Traditional companies like Coca-Cola Co and Anheuser Busch Inbev are still interested in exploring cannabis-infused products. The downturn, however, likely limits how much capital they want to bet. That’s a terrific situation for Hexo Corp (TSX:HEXO)(NYSE:HEXO).
Pick this pot stock
Hexo’s business model is perfect for this environment. Most pot producers decided to ramp production as quickly as possible, formulating their own brands to sell to consumers. As commoditization hits, branding will be the best way to prevent price erosion.
But ask yourself this: what are consumers more likely to buy, a pot product from an established brand like Molson Coors Beverage Co, or a pot product from an unknown cannabis start-up?
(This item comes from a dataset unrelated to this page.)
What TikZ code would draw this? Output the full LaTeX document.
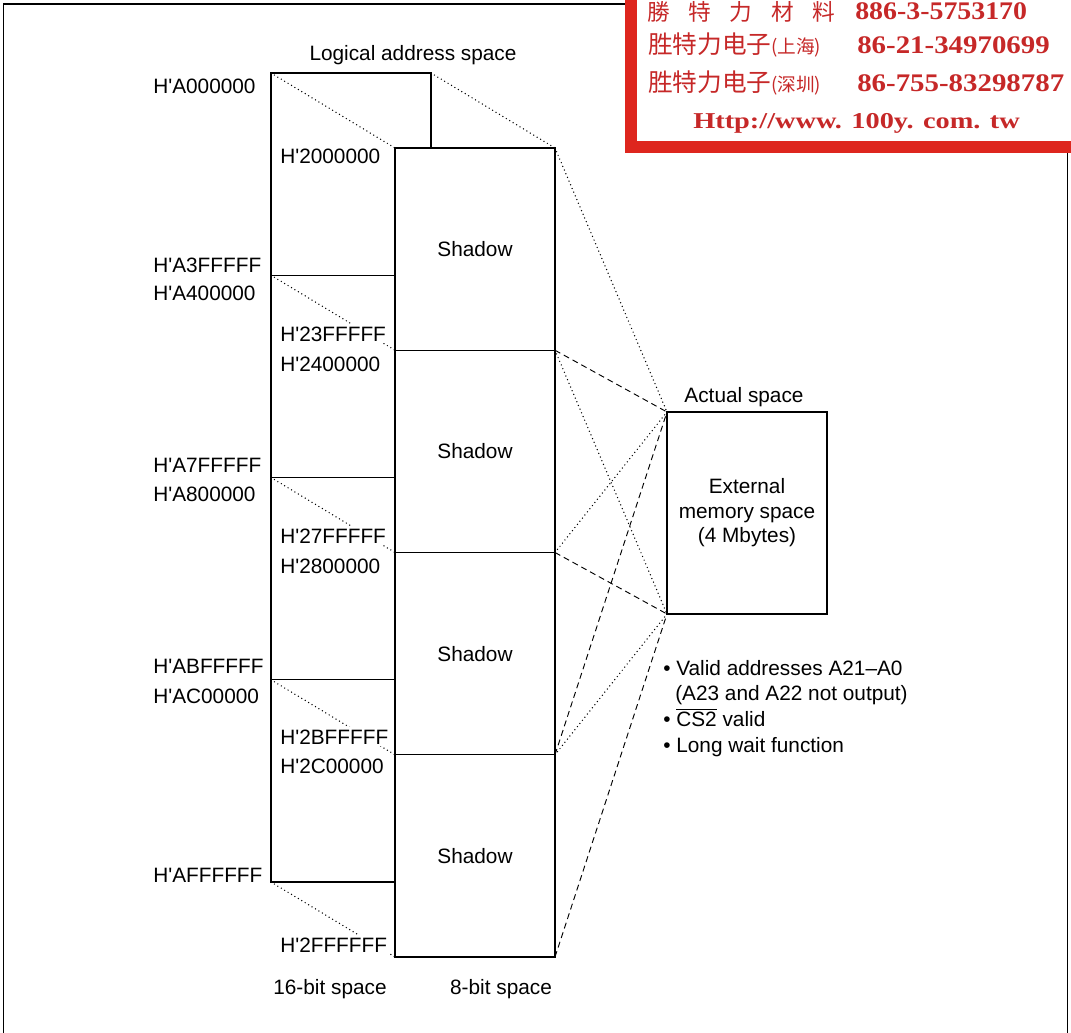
\documentclass[tikz,border=0pt]{standalone}
\usepackage{fontspec}
\usepackage{graphicx}
\setmainfont{Liberation Sans}
\newfontfamily\cjk{Noto Sans CJK SC}
\newfontfamily\stampserif{Liberation Serif}
\definecolor{stampred}{RGB}{222,38,30}
\definecolor{stamptext}{RGB}{198,40,40}
\newcommand\hq{H\textquotesingle}
\begin{document}
\begin{tikzpicture}[x=0.75pt,y=-0.75pt, font=\fontsize{15.6pt}{18.4pt}\selectfont,
 box/.style={draw, line width=0.8pt, minimum width=120pt, minimum height=151.69pt, inner sep=0pt, outer sep=0pt},
 shadowbox/.style={box, fill=white},
 lbl/.style={anchor=base west, inner sep=0pt},
 inlbl/.style={anchor=base west, inner sep=1.5pt, fill=white},
 ttl/.style={anchor=base, inner sep=0pt},
 dotline/.style={line width=1.1pt, line cap=round, dash pattern=on 0pt off 3pt},
 dashline/.style={line width=0.7pt, dash pattern=on 4.5pt off 3pt},
 stampcjk/.style={anchor=base west, inner sep=0pt, text=stamptext},
 stampnum/.style={anchor=base west, inner sep=0pt, text=stamptext, font=\stampserif\bfseries\fontsize{19pt}{19pt}\selectfont},
]
\useasboundingbox (0,0) rectangle (1071,1032);
\clip (0,0) rectangle (1071,1032);
% outer frame
\draw[line width=0.9pt] (3.5,4) rectangle (1067.5,1050);

% 16-bit space blocks
\node[box] (p1) at (351,174.125) {};
\node[box] (p2) at (351,376.375) {};
\node[box] (p3) at (351,578.625) {};
\node[box] (p4) at (351,780.875) {};

% 8-bit space blocks
\node[shadowbox] (q1) at (475,249.125) {Shadow};
\node[shadowbox] (q2) at (475,451.375) {Shadow};
\node[shadowbox] (q3) at (475,653.625) {Shadow};
\node[shadowbox] (q4) at (475,855.875) {Shadow};

% actual space
\node[box, minimum height=151.5pt, align=center] (act) at (747,513) {External\\memory space\\(4 Mbytes)};

% 16-bit to 8-bit mapping
\draw[dotline] (p1.north west) -- (q1.north west);
\draw[dotline] (p1.north east) -- (q1.north east);
\draw[dotline] (p2.north west) -- (q2.north west);
\draw[dotline] (p3.north west) -- (q3.north west);
\draw[dotline] (p4.north west) -- (q4.north west);
\draw[dotline] (p4.south west) -- (q4.south west);

% 8-bit to actual space
\draw[dotline] (q1.north east) -- (act.north west);
\draw[dashline] (q2.north east) -- (act.north west);
\draw[dotline] (q2.north east) -- (act.south west);
\draw[dotline] (q3.north east) -- (act.north west);
\draw[dashline] (q3.north east) -- (act.south west);
\draw[dashline] (q4.north east) -- (act.north west);
\draw[dotline] (q4.north east) -- (act.south west);
\draw[dashline] (q4.south east) -- (act.south west);

% address labels (logical)
\node[lbl] (la1) at (153,93) {\hq A000000};
\node[lbl] (la2) at (153,272) {\hq A3FFFFF};
\node[lbl] (la3) at (153,300) {\hq A400000};
\node[lbl] (la4) at (153,472) {\hq A7FFFFF};
\node[lbl] (la5) at (153,501) {\hq A800000};
\node[lbl] (la6) at (153,673) {\hq ABFFFFF};
\node[lbl] (la7) at (153,703) {\hq AC00000};
\node[lbl] (la8) at (153,882) {\hq AFFFFFF};

% address labels (shadow)
\node[inlbl] (lb1) at (278,163) {\hq 2000000};
\node[inlbl] (lb2) at (278,341) {\hq 23FFFFF};
\node[inlbl] (lb3) at (278,371) {\hq 2400000};
\node[inlbl] (lb4) at (278,543) {\hq 27FFFFF};
\node[inlbl] (lb5) at (278,573) {\hq 2800000};
\node[inlbl] (lb6) at (278,744) {\hq 2BFFFFF};
\node[inlbl] (lb7) at (278,773) {\hq 2C00000};
\node[inlbl] (lb8) at (278,952) {\hq 2FFFFFF};

% titles
\node[ttl] (tlog) at (413,60) {Logical address space};
\node[ttl] (tact) at (744,402) {Actual space};
\node[ttl] (t16) at (330,994) {16-bit space};
\node[ttl] (t8) at (501,994) {8-bit space};

% notes
\node[lbl] (n1) at (663,675) {• Valid addresses A21–A0};
\node[lbl] (n2) at (675,700) {(A23 and A22 not output)};
\node[lbl] (n3) at (663,726) {• $\overline{\mbox{CS2}}$ valid};
\node[lbl] (n4) at (663,752) {• Long wait function};

% stamp
\draw[stampred, line width=9pt, fill=white] (631,-30) rectangle (1100,147);
\node[stampcjk, font=\cjk\fontsize{17pt}{17pt}\selectfont] (s1a) at (647,20) {勝\hspace{14pt}特\hspace{14pt}力\hspace{14pt}材\hspace{14pt}料};
\node[stampnum] (s1b) at (855,19) {\scalebox{1.1}[1]{886-3-5753170}};
\node[stampcjk, font=\cjk\fontsize{18.5pt}{18.5pt}\selectfont] (s2a) at (648,53) {胜特力电子};
\node[stampcjk, font=\cjk\fontsize{14pt}{14pt}\selectfont] (s2b) at (771,53) {(上海)};
\node[stampnum] (s2c) at (857,53) {\scalebox{1.14}[1]{86-21-34970699}};
\node[stampcjk, font=\cjk\fontsize{18.5pt}{18.5pt}\selectfont] (s3a) at (648,91) {胜特力电子};
\node[stampcjk, font=\cjk\fontsize{14pt}{14pt}\selectfont] (s3b) at (771,91) {(深圳)};
\node[stampnum] (s3c) at (857,91) {\scalebox{1.14}[1]{86-755-83298787}};
\node[stampnum, font=\stampserif\bfseries\fontsize{17pt}{17pt}\selectfont] (s4) at (693,128) {\scalebox{1.25}[1]{Http://www. 100y. com. tw}};
\end{tikzpicture}
\end{document}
Hexo is betting on the former.
Rather than doing everything itself, Hexo simply built the underlying infrastructure, including grow facilities, research and development departments, and packaging and distribution centers. It then partners with larger brands that consumers already know and love. Molson Coors was actually one of its first partners.
It’s a win-win situation. Hexo can launch branded products with globally recognized names. The partners, meanwhile, don’t need to invest hundreds of millions of dollars to scale their own pot operations.
While pot demand is on the rise, capital is drying up. That’s a perfect scenario to enable Hexo to attract additional Fortune 500 partners and capture market share with trusted products that have existing brand loyalty.